Kepedulian terhadap lingkungan harus lebih dari sekadar gaya. Krisis iklim nyata adanya, dan butuh aksi nyata, bukan hanya simbolik. Artikel ini akan membahas pentingnya kesadaran iklim yang lebih mendalam, bahaya greenwashing, hingga tips sederhana untuk hidup lebih sadar iklim tanpa terjebak tren.

Tren Positif Green Lifestyle yang Perlu Diluruskan

Green lifestyle adalah gaya hidup yang bertujuan untuk mengurangi dampak negatif terhadap lingkungan. Anak muda kini makin peduli dengan isu ini. Menurut Survei Katadata Insight Center (2022), sebanyak 60,5% konsumen membeli produk berkelanjutan atau ramah lingkungan karena ingin melestarikan bumi.

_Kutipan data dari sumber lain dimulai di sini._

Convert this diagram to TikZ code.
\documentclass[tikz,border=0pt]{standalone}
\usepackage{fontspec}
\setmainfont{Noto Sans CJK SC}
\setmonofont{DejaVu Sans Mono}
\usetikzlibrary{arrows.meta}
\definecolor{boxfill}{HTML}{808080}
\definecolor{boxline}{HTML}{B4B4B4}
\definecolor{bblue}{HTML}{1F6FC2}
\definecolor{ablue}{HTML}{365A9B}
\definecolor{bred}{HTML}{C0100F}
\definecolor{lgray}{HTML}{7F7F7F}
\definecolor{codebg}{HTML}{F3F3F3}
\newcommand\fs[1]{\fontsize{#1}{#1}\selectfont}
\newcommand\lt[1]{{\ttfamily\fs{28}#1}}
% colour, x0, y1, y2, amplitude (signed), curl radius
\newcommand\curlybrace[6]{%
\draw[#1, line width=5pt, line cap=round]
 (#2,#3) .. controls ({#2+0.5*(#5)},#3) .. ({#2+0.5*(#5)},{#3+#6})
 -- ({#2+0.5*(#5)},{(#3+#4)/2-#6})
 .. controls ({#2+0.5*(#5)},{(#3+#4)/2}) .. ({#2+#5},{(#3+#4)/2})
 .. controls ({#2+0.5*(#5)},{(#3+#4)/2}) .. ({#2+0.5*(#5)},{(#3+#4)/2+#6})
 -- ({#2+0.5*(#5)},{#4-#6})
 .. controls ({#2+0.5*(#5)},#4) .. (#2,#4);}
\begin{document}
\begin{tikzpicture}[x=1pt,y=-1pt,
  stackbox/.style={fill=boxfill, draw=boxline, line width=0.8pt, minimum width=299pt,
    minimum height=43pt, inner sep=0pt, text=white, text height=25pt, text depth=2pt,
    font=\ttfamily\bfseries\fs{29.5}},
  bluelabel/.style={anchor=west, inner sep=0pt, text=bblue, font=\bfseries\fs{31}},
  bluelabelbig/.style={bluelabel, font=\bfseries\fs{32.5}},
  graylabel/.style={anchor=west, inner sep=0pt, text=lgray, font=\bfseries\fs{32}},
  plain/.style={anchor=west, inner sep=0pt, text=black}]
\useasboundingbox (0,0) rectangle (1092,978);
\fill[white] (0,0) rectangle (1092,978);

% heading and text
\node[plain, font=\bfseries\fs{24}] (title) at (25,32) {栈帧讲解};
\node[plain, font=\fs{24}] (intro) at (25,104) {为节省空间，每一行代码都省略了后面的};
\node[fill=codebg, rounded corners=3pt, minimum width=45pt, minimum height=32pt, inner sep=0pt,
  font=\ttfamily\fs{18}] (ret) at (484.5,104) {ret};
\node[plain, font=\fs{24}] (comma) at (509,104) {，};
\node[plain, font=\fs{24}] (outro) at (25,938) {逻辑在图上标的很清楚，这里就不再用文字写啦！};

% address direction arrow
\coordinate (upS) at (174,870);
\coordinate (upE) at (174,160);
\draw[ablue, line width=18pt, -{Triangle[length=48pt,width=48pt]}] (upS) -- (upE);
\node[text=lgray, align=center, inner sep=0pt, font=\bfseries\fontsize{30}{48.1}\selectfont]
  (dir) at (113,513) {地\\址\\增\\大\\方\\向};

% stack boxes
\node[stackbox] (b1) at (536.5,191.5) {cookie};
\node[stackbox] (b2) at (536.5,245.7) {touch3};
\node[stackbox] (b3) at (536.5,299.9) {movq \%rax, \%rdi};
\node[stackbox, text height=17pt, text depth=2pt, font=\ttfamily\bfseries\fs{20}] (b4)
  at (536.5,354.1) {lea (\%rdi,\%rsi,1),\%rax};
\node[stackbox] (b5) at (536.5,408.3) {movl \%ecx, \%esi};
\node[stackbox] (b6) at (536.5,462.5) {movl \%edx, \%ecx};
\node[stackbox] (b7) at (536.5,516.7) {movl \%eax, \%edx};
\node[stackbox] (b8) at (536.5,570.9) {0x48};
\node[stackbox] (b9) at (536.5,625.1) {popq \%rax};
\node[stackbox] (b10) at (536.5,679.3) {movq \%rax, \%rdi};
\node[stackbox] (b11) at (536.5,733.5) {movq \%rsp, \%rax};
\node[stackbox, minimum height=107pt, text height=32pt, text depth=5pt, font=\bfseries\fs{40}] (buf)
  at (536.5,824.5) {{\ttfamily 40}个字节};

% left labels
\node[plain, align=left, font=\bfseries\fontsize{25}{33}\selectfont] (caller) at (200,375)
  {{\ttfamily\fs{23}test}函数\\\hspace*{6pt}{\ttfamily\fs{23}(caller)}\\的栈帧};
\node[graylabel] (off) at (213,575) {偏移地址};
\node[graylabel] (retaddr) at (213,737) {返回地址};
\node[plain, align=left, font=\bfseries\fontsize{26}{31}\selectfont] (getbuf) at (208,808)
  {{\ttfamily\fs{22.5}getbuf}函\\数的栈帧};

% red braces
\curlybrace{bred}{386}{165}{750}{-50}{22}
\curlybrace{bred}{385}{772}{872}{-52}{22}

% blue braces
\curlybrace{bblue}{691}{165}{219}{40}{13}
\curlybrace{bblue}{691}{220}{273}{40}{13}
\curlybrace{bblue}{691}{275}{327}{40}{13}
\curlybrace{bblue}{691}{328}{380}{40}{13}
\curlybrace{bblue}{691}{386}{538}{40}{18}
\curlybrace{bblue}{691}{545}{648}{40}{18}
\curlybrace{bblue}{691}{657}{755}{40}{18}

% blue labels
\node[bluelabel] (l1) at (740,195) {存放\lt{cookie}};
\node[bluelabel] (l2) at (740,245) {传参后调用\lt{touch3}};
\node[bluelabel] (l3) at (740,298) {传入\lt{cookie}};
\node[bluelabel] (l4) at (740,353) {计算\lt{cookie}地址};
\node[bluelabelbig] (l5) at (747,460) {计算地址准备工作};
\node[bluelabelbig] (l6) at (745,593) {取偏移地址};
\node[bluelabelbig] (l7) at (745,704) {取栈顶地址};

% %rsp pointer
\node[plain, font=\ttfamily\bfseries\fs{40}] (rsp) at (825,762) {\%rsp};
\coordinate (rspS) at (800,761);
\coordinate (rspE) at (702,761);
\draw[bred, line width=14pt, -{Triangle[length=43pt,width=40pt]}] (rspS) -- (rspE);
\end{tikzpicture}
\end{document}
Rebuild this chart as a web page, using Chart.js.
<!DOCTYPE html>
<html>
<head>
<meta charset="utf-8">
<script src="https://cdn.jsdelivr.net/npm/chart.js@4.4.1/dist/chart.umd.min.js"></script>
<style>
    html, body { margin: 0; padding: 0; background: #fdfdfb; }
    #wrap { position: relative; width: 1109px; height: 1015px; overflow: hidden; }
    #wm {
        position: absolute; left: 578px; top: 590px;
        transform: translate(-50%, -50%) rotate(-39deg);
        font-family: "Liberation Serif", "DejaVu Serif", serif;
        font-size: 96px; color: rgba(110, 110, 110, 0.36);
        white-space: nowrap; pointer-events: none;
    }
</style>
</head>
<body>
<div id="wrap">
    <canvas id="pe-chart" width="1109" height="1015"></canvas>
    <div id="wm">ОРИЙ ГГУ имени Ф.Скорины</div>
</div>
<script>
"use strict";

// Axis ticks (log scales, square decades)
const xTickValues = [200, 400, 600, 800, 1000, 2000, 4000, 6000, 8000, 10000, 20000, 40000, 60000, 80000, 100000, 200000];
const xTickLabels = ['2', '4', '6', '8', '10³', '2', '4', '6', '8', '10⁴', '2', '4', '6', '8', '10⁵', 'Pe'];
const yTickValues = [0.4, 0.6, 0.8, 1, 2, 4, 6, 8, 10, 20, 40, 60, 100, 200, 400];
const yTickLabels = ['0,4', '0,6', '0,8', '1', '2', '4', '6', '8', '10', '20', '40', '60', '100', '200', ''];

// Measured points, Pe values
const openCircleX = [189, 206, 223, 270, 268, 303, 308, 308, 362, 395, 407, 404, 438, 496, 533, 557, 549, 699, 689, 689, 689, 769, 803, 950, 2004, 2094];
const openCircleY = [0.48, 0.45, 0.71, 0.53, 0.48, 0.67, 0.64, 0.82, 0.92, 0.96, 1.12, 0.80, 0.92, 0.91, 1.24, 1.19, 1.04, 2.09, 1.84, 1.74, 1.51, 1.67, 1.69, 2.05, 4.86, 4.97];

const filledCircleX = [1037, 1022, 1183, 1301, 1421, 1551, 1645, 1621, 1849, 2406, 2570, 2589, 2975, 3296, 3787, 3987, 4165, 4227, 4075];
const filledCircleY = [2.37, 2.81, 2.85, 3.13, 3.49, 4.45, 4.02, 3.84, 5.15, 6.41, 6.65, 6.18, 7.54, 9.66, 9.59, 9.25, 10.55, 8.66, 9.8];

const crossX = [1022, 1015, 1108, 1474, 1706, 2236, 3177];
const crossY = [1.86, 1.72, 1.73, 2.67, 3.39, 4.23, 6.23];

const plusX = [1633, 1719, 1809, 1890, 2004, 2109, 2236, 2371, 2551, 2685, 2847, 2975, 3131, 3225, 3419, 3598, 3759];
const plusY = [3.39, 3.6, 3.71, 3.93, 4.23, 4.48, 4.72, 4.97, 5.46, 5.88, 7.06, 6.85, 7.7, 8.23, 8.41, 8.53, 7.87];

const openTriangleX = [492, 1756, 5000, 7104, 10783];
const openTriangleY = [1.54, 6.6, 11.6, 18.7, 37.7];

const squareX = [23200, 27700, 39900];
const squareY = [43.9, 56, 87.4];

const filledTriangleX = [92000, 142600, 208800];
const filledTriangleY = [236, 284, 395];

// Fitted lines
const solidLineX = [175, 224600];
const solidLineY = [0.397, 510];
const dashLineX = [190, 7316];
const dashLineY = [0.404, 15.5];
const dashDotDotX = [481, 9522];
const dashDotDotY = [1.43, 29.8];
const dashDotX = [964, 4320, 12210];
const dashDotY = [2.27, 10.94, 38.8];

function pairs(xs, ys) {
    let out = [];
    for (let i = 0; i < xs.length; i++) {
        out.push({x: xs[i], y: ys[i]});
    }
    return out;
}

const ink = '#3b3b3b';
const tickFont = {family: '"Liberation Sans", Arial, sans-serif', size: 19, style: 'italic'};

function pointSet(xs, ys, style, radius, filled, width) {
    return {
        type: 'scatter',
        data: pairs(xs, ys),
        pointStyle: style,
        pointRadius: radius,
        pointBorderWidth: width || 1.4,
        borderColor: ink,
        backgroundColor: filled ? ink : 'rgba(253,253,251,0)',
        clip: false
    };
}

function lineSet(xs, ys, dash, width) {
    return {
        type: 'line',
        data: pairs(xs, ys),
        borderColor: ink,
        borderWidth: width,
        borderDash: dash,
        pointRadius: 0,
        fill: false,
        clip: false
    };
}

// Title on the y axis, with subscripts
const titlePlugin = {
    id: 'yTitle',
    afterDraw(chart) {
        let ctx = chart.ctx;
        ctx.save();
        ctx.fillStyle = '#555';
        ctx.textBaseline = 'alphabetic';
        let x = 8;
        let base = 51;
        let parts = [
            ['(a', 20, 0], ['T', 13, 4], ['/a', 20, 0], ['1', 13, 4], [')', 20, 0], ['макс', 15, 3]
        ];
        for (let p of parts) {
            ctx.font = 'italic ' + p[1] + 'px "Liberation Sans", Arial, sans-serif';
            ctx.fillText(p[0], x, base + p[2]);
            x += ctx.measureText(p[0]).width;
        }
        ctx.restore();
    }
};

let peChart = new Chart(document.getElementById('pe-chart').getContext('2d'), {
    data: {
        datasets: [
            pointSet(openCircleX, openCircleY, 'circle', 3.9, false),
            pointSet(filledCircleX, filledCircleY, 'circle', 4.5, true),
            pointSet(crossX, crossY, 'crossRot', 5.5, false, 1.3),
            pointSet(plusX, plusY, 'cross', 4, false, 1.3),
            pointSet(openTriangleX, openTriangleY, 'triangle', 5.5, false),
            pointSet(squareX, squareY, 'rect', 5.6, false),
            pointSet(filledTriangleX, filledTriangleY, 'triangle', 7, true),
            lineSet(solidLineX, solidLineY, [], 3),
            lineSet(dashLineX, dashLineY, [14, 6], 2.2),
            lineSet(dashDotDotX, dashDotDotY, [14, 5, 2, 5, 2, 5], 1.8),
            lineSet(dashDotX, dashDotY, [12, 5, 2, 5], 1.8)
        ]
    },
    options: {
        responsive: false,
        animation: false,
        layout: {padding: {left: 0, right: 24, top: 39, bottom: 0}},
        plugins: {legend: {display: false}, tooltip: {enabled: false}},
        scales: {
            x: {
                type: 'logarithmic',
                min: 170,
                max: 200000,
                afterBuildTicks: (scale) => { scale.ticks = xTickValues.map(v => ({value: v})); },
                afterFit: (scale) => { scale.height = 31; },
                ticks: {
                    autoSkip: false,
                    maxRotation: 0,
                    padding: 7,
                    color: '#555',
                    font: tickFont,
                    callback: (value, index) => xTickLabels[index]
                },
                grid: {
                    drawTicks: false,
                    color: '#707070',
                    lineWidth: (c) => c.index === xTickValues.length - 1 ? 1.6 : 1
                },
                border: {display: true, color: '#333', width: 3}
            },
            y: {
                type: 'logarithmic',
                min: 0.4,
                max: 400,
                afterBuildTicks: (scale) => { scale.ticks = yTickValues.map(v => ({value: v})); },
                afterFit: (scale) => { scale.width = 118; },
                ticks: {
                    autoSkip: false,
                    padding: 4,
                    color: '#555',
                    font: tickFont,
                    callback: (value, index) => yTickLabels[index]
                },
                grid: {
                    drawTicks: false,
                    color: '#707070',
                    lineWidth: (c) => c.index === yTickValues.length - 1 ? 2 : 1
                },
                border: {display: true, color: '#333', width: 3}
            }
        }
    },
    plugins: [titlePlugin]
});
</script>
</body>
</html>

Namun, kepedulian ini sering kali bercampur dengan tren visual yang estetik, bukan karena pemahaman yang mendalam. Hal ini bisa mengarah ke greenwashing ketika produk atau brand terkesan “hijau”, tapi sebenarnya tidak.

Contoh Greenwashing:

  • Tas belanja outlet makanan cepat saji yang dijual dengan label “ramah lingkungan”, padahal dibuat dari bahan plastik tebal (polypropylene) yang justru sulit terurai di alam.
  • Produk fashion fast fashion yang menampilkan kampanye “Go Green” atau “Sustainable”, tapi tetap memproduksi barang secara masif dengan sistem yang boros air dan energi.
  • Label skincare alami yang sebenarnya tidak punya sertifikasi lingkungan, namun dipasarkan seolah-olah eco-friendly hanya karena desain kemasan yang “natural”.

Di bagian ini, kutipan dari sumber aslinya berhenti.